* **Task instructions**:
Exactly as written, write out the lines below from the first to the one containing "from matplotlib.ticker import MultipleLocator", inclusive. Pictures do not belong in the copy.

* **Dataset extract**:
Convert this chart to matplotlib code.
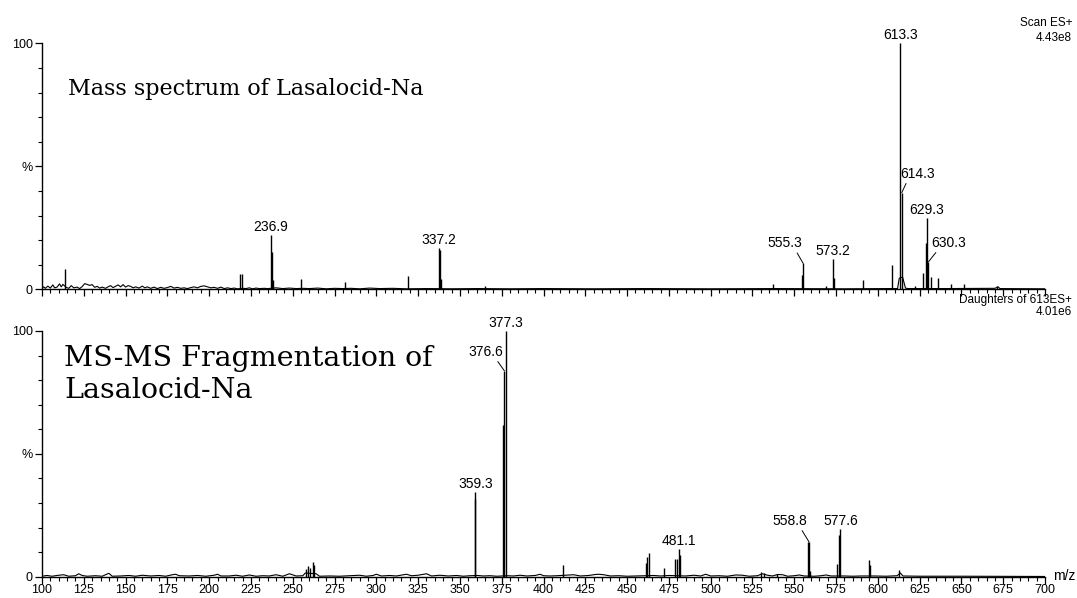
import matplotlib.pyplot as plt
import numpy as np
from matplotlib.ticker import MultipleLocator

# ---- top spectrum: full scan ES+ (relative intensity, %) ----
top_base_mz = [100, 101, 102, 103.5, 105, 106.5, 107.5, 109, 110.5, 111.5, 112.5, 114.5, 116, 117.5, 119,
               121, 122.5, 124, 125.5, 127, 128.5, 130, 131.5, 133, 134.5, 136, 138, 139.5, 141, 142.5,
               144, 145.5, 147, 148.5, 150, 151.5, 153, 154.5, 156, 158, 160, 161.5, 163, 165, 167, 169,
               171, 173, 175, 177, 179, 181, 183, 185, 187, 189, 191, 193, 195, 197, 199, 201, 203, 205,
               207, 209, 211, 213, 215, 217, 220.5, 222, 224, 226, 228, 230, 233, 235, 240, 244, 248,
               252, 256, 260, 265, 270, 275, 280, 285, 290, 296, 302, 310, 318, 330, 345, 360, 380, 400,
               430, 460, 500, 540, 580, 605, 611.8, 612.8, 614.8, 616.5, 618, 640, 670, 672, 673, 700]
top_base_int = [0.3, 1.0, 0.4, 1.3, 0.5, 1.8, 0.6, 0.9, 2.2, 1.0, 2.0, 0.8, 0.4, 1.5, 0.6,
                0.9, 0.3, 1.1, 2.3, 2.0, 1.6, 1.9, 0.8, 1.2, 0.5, 0.9, 0.4, 1.0, 1.5, 0.7,
                1.2, 1.8, 1.0, 1.9, 0.9, 1.5, 1.2, 0.6, 1.0, 0.5, 1.3, 0.6, 1.0, 0.4, 0.9, 0.3,
                0.8, 0.4, 0.7, 1.2, 0.5, 0.8, 0.4, 0.6, 0.3, 0.7, 1.0, 0.6, 1.2, 1.4, 1.0, 0.6, 0.8, 0.4,
                0.9, 0.3, 0.6, 0.3, 0.5, 0.2, 0.4, 0.3, 0.6, 0.2, 0.5, 0.3, 0.4, 0.3, 0.6, 0.3, 0.5,
                0.3, 0.4, 0.3, 0.5, 0.2, 0.4, 0.3, 0.4, 0.2, 0.5, 0.3, 0.4, 0.2, 0.3, 0.2, 0.3, 0.2, 0.3,
                0.2, 0.3, 0.2, 0.3, 0.2, 0.3, 0.3, 4.5, 5.0, 0.5, 0.3, 0.3, 0.4, 1.0, 0.3, 0.2]

top_peak_mz = [113.9, 218.3, 219.5, 236.9, 237.3, 238.0, 254.9, 281.3, 319.1, 337.2, 337.8, 338.4, 365.0,
               537.0, 554.9, 555.3, 568.7, 573.2, 573.8, 591.3, 608.5, 613.3, 614.3, 622.3, 627.2,
               628.6, 629.3, 630.3, 631.8, 635.8, 643.8, 651.7, 671.1]
top_peak_int = [8.1, 6.1, 6.1, 22.0, 15.3, 3.8, 4.1, 2.8, 5.4, 16.7, 16.0, 4.0, 1.2,
                2.2, 5.8, 10.6, 1.2, 12.2, 4.7, 3.8, 9.9, 100.0, 39.3, 1.2, 6.5,
                18.7, 28.9, 11.2, 5.0, 4.7, 2.0, 2.0, 1.5]

top_labels = ["236.9", "337.2", "555.3", "573.2", "613.3", "614.3", "629.3", "630.3"]

# ---- bottom spectrum: daughters of 613 ES+ ----
bot_base_mz = [100, 103, 106, 110, 113, 116, 120, 122, 124, 127, 132, 136, 140, 142, 147, 152, 156, 160,
               165, 170, 174, 178, 180, 182, 188, 193, 198, 203, 205, 207, 212, 216, 220, 224, 228, 232,
               236, 240, 244, 248, 252, 256, 257.5, 264, 266, 272, 278, 284, 290, 294, 298, 300, 303,
               308, 312, 318, 321, 325, 330, 333, 338, 343, 348, 352, 356, 360.5, 364, 368, 372, 375,
               378.5, 382, 386, 390, 395, 398, 400, 404, 408, 413, 418, 422, 427, 431, 433, 436, 440,
               445, 450, 455, 460, 466, 470, 475, 485, 490, 494, 497, 500, 505, 510, 515, 519, 523, 528,
               531, 534, 537, 540, 543, 546, 550, 553, 556, 562, 566, 569, 572, 580, 585, 590, 598, 605,
               611.5, 613.5, 615, 625, 650, 700]
bot_base_int = [0.2, 0.5, 0.2, 0.6, 0.8, 0.2, 0.4, 1.2, 0.5, 0.2, 0.4, 0.2, 1.4, 0.2, 0.3, 0.5, 0.2, 0.6,
                0.3, 0.5, 0.2, 0.8, 1.0, 0.4, 0.3, 0.5, 0.2, 0.6, 1.0, 0.3, 0.3, 0.6, 0.2, 0.7, 0.2, 0.4,
                0.3, 0.8, 0.2, 1.2, 0.3, 0.4, 1.5, 1.2, 0.2, 0.3, 0.2, 0.4, 0.6, 0.2, 0.5, 1.0, 0.3,
                0.5, 0.3, 1.0, 0.4, 0.6, 1.2, 0.3, 0.6, 0.3, 0.5, 0.2, 0.4, 0.5, 0.3, 0.4, 0.2, 0.3,
                0.4, 0.3, 0.6, 0.3, 0.5, 1.0, 0.4, 0.3, 0.4, 0.6, 0.8, 0.3, 0.5, 0.9, 1.0, 0.8, 0.3,
                0.4, 0.2, 0.3, 0.4, 0.5, 0.3, 0.5, 0.3, 0.6, 0.3, 1.0, 0.3, 0.4, 0.2, 0.7, 0.6, 0.2, 0.4,
                1.2, 0.6, 0.3, 0.9, 0.8, 0.2, 0.4, 0.7, 0.3, 0.2, 0.4, 0.7, 0.3, 0.3, 0.2, 0.3, 0.3, 0.2,
                0.4, 1.5, 0.3, 0.2, 0.2, 0.1]

bot_peak_mz = [258.0, 259.0, 260.5, 262.0, 263.0, 358.8, 359.3, 376.0, 376.6, 377.3, 411.7,
               461.5, 462.2, 463.0, 472.2, 478.5, 479.6, 481.1, 481.7, 530.0, 532.0, 539.7,
               558.2, 558.8, 559.6, 575.8, 576.9, 577.6, 594.6, 595.4, 612.6]
bot_peak_int = [3.0, 4.2, 3.5, 5.9, 4.8, 31.6, 34.6, 61.7, 83.8, 100.0, 4.8,
                5.4, 8.0, 9.5, 3.4, 7.1, 7.2, 11.2, 9.0, 2.0, 1.6, 1.2,
                14.0, 14.2, 2.5, 5.0, 17.0, 19.3, 6.8, 4.8, 2.7]

bot_labels = ["359.3", "376.6", "377.3", "481.1", "558.8", "577.6"]

# label offsets in pixels (dx, dy) from the peak top; leader line when listed
offsets = {"555.3": (-18, 16), "614.3": (16, 15), "630.3": (20, 15), "376.6": (-19, 15),
           "558.8": (-19, 17)}

fig = plt.figure(figsize=(10.77, 5.98), dpi=100)
ax1 = fig.add_axes([0.0390, 0.5162, 0.9313, 0.4112])
ax2 = fig.add_axes([0.0390, 0.0356, 0.9313, 0.4109])

lab_font = dict(family="Liberation Sans", size=10)


def draw(ax, bmz, bint, pmz, pint, labels):
    ax.plot(bmz, bint, color="black", lw=0.8)
    ax.vlines(pmz, 0, pint, color="black", lw=1.0)
    ax.set_xlim(100, 700)
    ax.set_ylim(0, 100)
    for s in ["top", "right"]:
        ax.spines[s].set_visible(False)
    for s in ["left", "bottom"]:
        ax.spines[s].set_linewidth(1.0)
    ax.set_yticks([0, 50, 100])
    ax.set_yticklabels(["0", "%", "100"], fontsize=9, family="Liberation Sans")
    ax.yaxis.set_minor_locator(MultipleLocator(10))
    ax.xaxis.set_major_locator(MultipleLocator(25))
    ax.xaxis.set_minor_locator(MultipleLocator(5))
    ax.tick_params(axis="both", which="major", length=5, width=0.9, pad=1.5)
    ax.tick_params(axis="both", which="minor", length=2.6, width=0.8)
    pm = np.array(pmz)
    pi = np.array(pint)
    for lab in labels:
        v = float(lab)
        i = np.argmin(np.abs(pm - v))
        h = pi[i]
        if lab in offsets:
            dx, dy = offsets[lab]
            ax.annotate(lab, xy=(pm[i], h), xytext=(dx, dy), textcoords="offset pixels",
                        ha="center", va="baseline", annotation_clip=False,
                        arrowprops=dict(arrowstyle="-", color="black", lw=0.7,
                                        shrinkA=0, shrinkB=0,
                                        relpos=(0.8 if dx < 0 else 0.2, 0)),
                        **lab_font)
        else:
            ax.annotate(lab, xy=(pm[i], h), xytext=(0, 4), textcoords="offset pixels",
                        ha="center", va="baseline", annotation_clip=False, **lab_font)


draw(ax1, top_base_mz, top_base_int, top_peak_mz, top_peak_int, top_labels)
draw(ax2, bot_base_mz, bot_base_int, bot_peak_mz, bot_peak_int, bot_labels)
ax1.tick_params(labelbottom=False)
ax2.set_xticks(np.arange(100, 701, 25))
ax2.set_xticklabels([str(v) for v in range(100, 701, 25)], fontsize=9, family="Liberation Sans")
ax2.tick_params(axis="x", which="major", pad=0.5)

fig.text(68 / 1077, 1 - 95 / 598, "Mass spectrum of Lasalocid-Na", va="baseline",
         family="DejaVu Serif", size=16)
fig.text(64 / 1077, 1 - 366 / 598, "MS-MS Fragmentation of", va="baseline",
         family="DejaVu Serif", size=20.5)
fig.text(64 / 1077, 1 - 398 / 598, "Lasalocid-Na", va="baseline",
         family="DejaVu Serif", size=20.5)

small = dict(family="Liberation Sans", size=8.5, ha="right", va="baseline")
fig.text(1072 / 1077, 1 - 26 / 598, "Scan ES+", **small)
fig.text(1072 / 1077, 1 - 41 / 598, "4.43e8", **small)
fig.text(1072 / 1077, 1 - 303 / 598, "Daughters of 613ES+", **small)
fig.text(1072 / 1077, 1 - 315 / 598, "4.01e6", **small)
fig.text(1053 / 1077, 1 - 580 / 598, "m/z", family="Liberation Sans", size=10, va="baseline")

fig.savefig("out.png", dpi=100)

* **Finished answer**:
Convert this chart to matplotlib code.
import matplotlib.pyplot as plt
import numpy as np
from matplotlib.ticker import MultipleLocator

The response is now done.